D’ici mai, les opposants auront une nouvelle enquête publique à travailler. Que décidera ensuite le TA de Strasbourg ? Nul n’est devin pour le prédire. Ce qui est certain, c’est que la légalité de l’autoroute de Vinci est un suspend. L’État et le concessionnaire ayant réussi l’exploit de réunir les anti-GCO et les usagers de la M35 et A35 de Strasbourg avec la modification des panneaux de signalisation où Strasbourg vers l'axe gratuit à disparu poussant les automobilistes sur l'A355 et son péage pour se rendre dans la capitale alsacienne. Une Pétition en cours a déjà réuni plus de 8 300 signataires.

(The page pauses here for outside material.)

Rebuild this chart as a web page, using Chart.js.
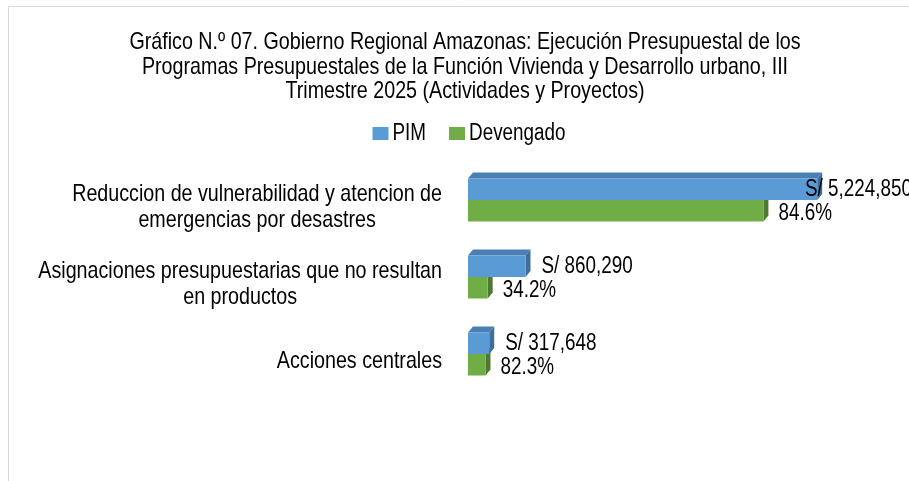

(1) En France, l'autorisation environnementale unique (ou permis unique) est un dispositif qui fusionne les différentes procédures et décisions environnementales requises pour les installations classées pour la protection de l'environnement (ICPE) et les installations, ouvrages, travaux et activités (IOTA) soumises au régime de l'autorisation – source Wikipedia
(2) Vinci a présenté deux fois son dossier compensatoires en 2017. A chaque fois, le CNPN a rendu un avis défavorable. La même année, sur le volet Sanef du projet, même sanction.